Retype the lines beneath this one, from the first through the line containing "text=txt] (sub) at". Pictures are left out.

+++ Records for processing +++

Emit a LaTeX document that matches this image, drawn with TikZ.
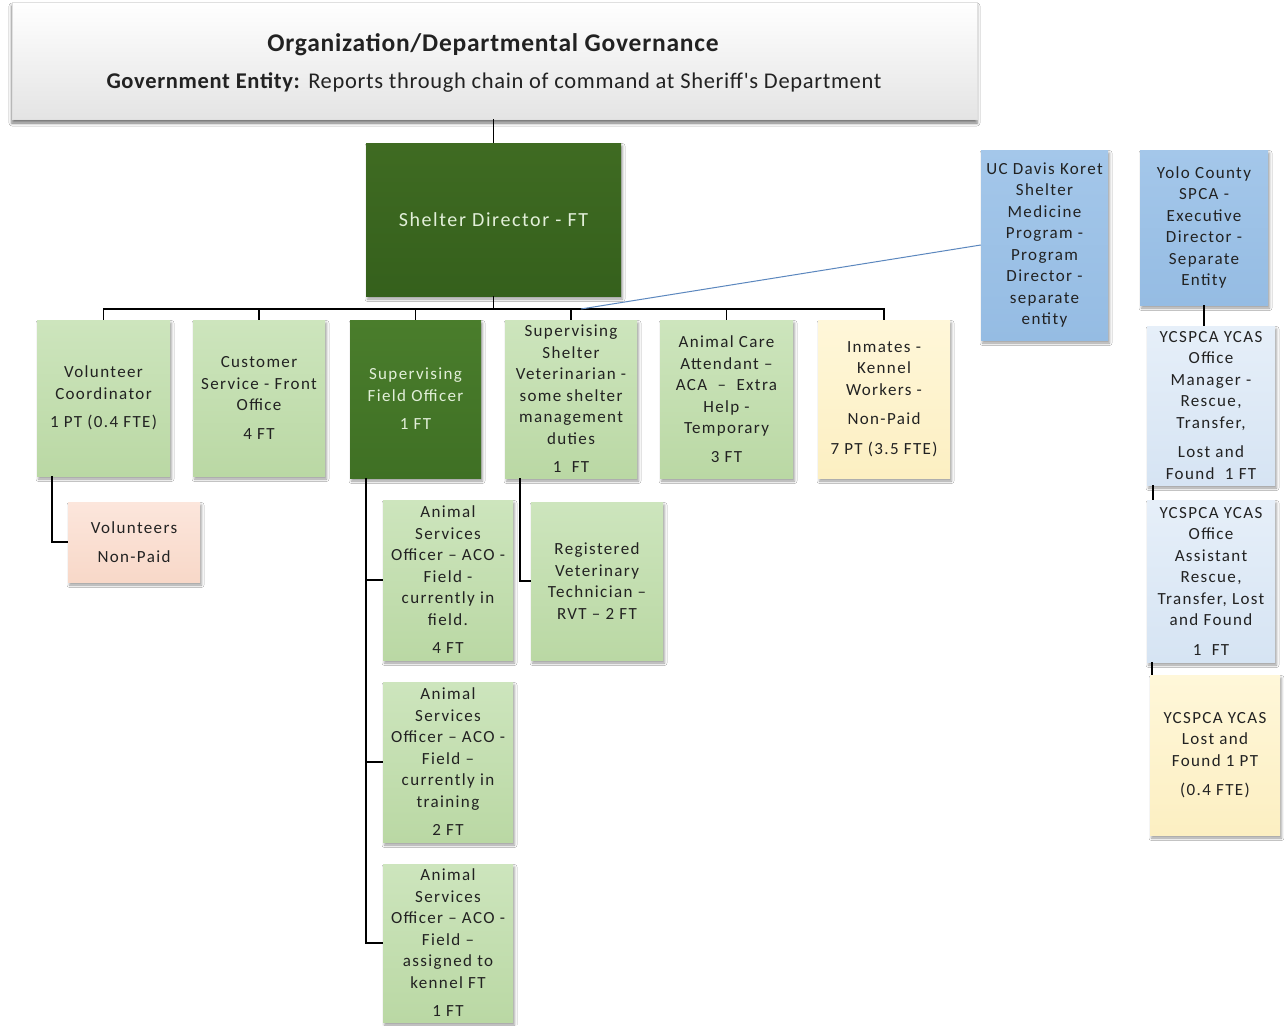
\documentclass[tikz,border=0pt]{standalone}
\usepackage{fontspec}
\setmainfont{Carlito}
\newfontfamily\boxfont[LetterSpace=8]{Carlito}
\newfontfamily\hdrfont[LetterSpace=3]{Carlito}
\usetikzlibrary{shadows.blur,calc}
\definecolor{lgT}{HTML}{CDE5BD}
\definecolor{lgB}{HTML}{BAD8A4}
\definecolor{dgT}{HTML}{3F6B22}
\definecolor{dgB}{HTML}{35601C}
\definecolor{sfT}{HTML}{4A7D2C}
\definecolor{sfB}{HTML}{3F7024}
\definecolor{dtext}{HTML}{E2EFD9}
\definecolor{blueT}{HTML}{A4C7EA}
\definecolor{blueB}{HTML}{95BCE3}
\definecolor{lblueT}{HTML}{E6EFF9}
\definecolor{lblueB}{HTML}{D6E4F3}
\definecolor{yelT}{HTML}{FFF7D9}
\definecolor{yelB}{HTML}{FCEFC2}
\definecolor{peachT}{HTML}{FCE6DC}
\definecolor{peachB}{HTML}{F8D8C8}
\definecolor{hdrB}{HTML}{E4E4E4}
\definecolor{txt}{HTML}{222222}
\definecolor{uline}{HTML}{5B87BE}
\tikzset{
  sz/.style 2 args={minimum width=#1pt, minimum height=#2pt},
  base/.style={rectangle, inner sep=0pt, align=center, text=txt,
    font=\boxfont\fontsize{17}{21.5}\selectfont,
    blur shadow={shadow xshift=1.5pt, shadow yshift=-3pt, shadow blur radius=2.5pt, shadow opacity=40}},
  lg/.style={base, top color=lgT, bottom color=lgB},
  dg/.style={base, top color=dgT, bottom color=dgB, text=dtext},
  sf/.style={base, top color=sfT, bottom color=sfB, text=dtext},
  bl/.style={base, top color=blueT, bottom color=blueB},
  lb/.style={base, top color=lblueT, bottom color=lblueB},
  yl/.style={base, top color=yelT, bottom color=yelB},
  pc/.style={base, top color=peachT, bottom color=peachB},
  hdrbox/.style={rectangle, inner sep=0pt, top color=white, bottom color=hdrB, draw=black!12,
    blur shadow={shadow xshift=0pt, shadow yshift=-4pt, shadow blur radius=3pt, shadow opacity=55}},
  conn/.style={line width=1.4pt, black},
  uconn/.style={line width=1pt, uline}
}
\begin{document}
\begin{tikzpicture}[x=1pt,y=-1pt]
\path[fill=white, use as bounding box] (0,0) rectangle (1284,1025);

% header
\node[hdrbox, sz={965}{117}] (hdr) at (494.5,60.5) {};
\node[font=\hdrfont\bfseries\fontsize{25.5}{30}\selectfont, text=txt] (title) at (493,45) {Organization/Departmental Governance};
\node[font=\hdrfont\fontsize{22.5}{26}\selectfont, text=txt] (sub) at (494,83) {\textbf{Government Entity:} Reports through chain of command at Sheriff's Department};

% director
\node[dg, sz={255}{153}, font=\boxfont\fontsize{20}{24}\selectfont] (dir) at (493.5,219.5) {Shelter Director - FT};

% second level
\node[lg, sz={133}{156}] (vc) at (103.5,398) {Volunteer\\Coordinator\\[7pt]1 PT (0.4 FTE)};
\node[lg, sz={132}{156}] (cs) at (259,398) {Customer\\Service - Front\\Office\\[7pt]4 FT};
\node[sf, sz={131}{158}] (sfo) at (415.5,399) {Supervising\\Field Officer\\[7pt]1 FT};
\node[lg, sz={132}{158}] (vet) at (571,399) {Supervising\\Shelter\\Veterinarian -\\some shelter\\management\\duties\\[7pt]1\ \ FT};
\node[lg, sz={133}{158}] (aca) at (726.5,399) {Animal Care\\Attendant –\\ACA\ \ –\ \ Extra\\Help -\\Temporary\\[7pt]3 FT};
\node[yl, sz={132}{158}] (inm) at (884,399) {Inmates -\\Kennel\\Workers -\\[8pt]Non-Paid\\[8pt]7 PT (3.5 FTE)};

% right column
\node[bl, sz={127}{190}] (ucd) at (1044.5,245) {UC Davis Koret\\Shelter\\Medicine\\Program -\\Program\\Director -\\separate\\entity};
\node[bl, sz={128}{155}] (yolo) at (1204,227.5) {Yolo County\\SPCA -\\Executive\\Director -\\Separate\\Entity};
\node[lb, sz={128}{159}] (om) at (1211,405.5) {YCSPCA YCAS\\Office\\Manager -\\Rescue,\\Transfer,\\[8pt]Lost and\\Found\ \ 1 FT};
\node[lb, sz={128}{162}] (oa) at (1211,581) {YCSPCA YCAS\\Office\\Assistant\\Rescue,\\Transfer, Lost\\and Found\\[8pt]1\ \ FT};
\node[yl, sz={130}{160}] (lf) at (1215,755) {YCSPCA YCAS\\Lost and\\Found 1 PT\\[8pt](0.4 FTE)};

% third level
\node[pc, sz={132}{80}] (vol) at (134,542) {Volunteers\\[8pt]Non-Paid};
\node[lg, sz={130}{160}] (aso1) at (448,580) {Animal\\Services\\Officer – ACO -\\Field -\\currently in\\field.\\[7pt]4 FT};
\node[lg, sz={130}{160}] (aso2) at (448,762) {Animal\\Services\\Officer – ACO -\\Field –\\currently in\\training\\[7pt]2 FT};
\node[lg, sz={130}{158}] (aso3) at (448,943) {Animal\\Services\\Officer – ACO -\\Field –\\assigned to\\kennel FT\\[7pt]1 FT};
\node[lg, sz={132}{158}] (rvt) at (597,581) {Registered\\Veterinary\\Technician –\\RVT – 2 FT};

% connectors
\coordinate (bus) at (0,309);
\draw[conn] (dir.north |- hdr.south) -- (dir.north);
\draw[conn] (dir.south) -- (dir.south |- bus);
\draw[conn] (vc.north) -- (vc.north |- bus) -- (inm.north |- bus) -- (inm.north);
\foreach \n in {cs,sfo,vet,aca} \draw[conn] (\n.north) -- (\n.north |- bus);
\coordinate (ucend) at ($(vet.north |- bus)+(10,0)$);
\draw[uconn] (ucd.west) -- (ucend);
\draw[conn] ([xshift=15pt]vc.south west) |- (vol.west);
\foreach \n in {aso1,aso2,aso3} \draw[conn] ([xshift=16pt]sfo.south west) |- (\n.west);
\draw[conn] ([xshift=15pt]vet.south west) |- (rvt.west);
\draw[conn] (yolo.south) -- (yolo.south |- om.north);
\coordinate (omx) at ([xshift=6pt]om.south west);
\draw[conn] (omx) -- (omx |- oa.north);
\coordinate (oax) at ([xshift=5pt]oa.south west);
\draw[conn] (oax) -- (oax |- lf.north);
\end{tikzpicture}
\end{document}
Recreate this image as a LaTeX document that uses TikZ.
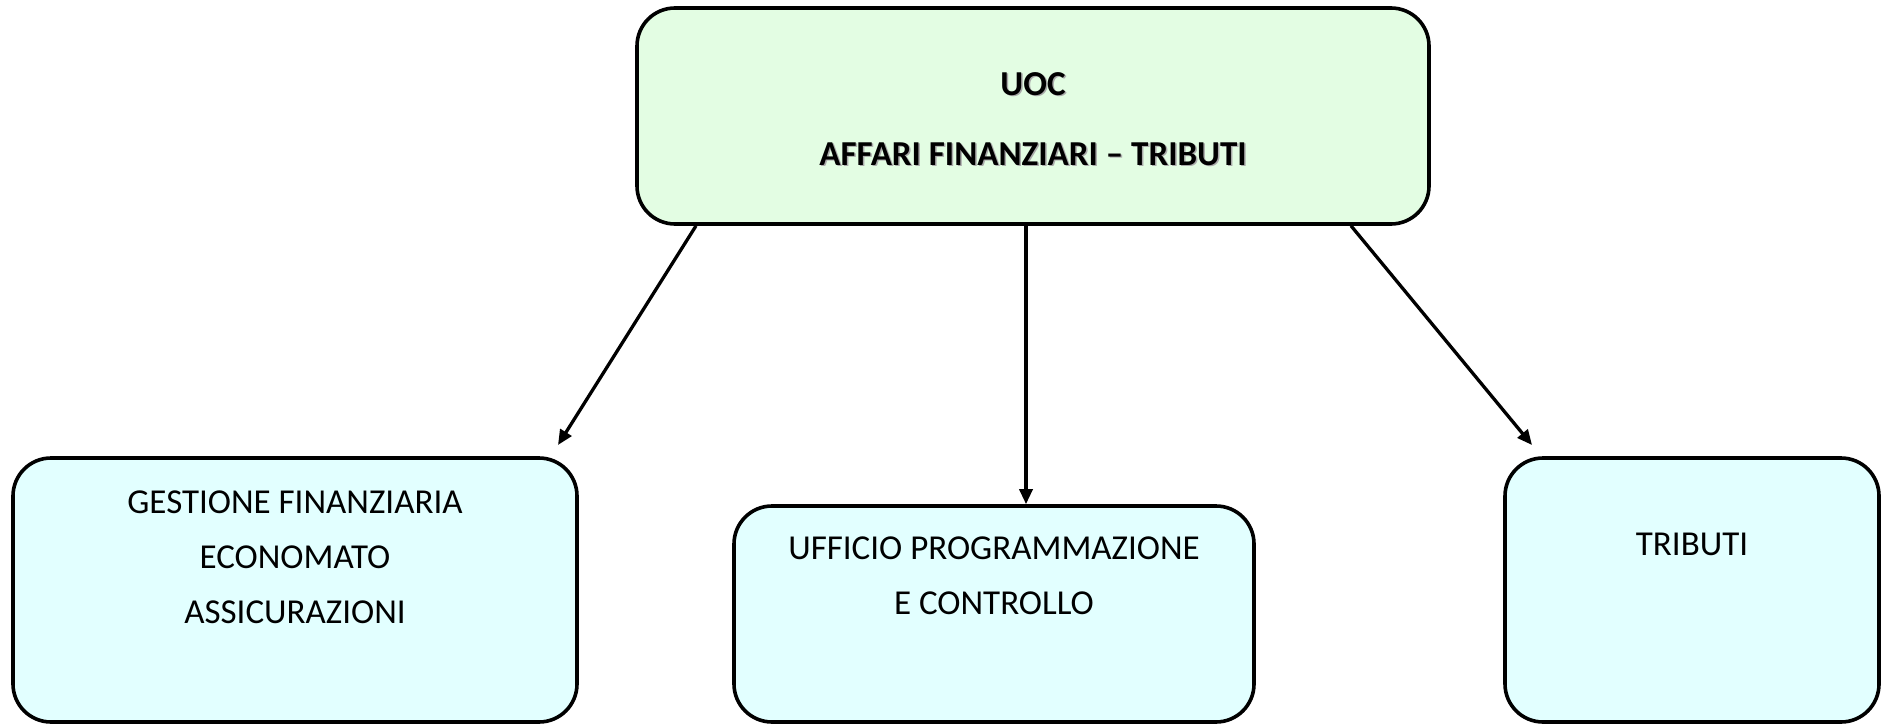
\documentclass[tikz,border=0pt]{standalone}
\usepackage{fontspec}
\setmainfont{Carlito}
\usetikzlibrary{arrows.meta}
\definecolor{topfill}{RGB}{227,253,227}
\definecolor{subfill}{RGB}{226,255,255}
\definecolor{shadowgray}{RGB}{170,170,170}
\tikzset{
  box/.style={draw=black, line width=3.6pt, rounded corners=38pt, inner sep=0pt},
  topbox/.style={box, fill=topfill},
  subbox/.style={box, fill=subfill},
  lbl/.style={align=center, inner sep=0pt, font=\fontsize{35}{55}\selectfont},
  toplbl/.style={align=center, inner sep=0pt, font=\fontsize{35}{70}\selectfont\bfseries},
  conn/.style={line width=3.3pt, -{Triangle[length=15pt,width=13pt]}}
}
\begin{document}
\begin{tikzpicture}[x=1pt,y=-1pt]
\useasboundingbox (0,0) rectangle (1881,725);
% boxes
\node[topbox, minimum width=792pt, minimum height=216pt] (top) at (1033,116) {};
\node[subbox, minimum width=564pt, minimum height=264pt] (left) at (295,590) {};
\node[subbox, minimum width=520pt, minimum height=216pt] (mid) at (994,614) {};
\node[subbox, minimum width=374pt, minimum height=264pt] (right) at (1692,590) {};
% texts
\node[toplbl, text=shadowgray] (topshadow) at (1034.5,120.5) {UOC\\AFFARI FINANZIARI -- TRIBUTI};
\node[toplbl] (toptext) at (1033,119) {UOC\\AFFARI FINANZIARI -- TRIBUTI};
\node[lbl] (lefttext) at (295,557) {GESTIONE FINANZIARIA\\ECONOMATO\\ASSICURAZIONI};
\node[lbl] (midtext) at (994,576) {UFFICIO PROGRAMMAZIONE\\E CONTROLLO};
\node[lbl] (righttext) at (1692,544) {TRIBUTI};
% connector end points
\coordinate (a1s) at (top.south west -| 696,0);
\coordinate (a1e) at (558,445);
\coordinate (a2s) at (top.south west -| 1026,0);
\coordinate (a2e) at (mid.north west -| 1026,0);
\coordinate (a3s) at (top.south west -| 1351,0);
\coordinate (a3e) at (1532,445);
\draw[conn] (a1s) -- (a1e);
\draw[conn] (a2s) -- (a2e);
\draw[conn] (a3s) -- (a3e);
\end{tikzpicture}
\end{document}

+++

Expected answer:
Emit a LaTeX document that matches this image, drawn with TikZ.
\documentclass[tikz,border=0pt]{standalone}
\usepackage{fontspec}
\setmainfont{Carlito}
\newfontfamily\boxfont[LetterSpace=8]{Carlito}
\newfontfamily\hdrfont[LetterSpace=3]{Carlito}
\usetikzlibrary{shadows.blur,calc}
\definecolor{lgT}{HTML}{CDE5BD}
\definecolor{lgB}{HTML}{BAD8A4}
\definecolor{dgT}{HTML}{3F6B22}
\definecolor{dgB}{HTML}{35601C}
\definecolor{sfT}{HTML}{4A7D2C}
\definecolor{sfB}{HTML}{3F7024}
\definecolor{dtext}{HTML}{E2EFD9}
\definecolor{blueT}{HTML}{A4C7EA}
\definecolor{blueB}{HTML}{95BCE3}
\definecolor{lblueT}{HTML}{E6EFF9}
\definecolor{lblueB}{HTML}{D6E4F3}
\definecolor{yelT}{HTML}{FFF7D9}
\definecolor{yelB}{HTML}{FCEFC2}
\definecolor{peachT}{HTML}{FCE6DC}
\definecolor{peachB}{HTML}{F8D8C8}
\definecolor{hdrB}{HTML}{E4E4E4}
\definecolor{txt}{HTML}{222222}
\definecolor{uline}{HTML}{5B87BE}
\tikzset{
  sz/.style 2 args={minimum width=#1pt, minimum height=#2pt},
  base/.style={rectangle, inner sep=0pt, align=center, text=txt,
    font=\boxfont\fontsize{17}{21.5}\selectfont,
    blur shadow={shadow xshift=1.5pt, shadow yshift=-3pt, shadow blur radius=2.5pt, shadow opacity=40}},
  lg/.style={base, top color=lgT, bottom color=lgB},
  dg/.style={base, top color=dgT, bottom color=dgB, text=dtext},
  sf/.style={base, top color=sfT, bottom color=sfB, text=dtext},
  bl/.style={base, top color=blueT, bottom color=blueB},
  lb/.style={base, top color=lblueT, bottom color=lblueB},
  yl/.style={base, top color=yelT, bottom color=yelB},
  pc/.style={base, top color=peachT, bottom color=peachB},
  hdrbox/.style={rectangle, inner sep=0pt, top color=white, bottom color=hdrB, draw=black!12,
    blur shadow={shadow xshift=0pt, shadow yshift=-4pt, shadow blur radius=3pt, shadow opacity=55}},
  conn/.style={line width=1.4pt, black},
  uconn/.style={line width=1pt, uline}
}
\begin{document}
\begin{tikzpicture}[x=1pt,y=-1pt]
\path[fill=white, use as bounding box] (0,0) rectangle (1284,1025);

% header
\node[hdrbox, sz={965}{117}] (hdr) at (494.5,60.5) {};
\node[font=\hdrfont\bfseries\fontsize{25.5}{30}\selectfont, text=txt] (title) at (493,45) {Organization/Departmental Governance};
\node[font=\hdrfont\fontsize{22.5}{26}\selectfont, text=txt] (sub) at (494,83) {\textbf{Government Entity:} Reports through chain of command at Sheriff's Department};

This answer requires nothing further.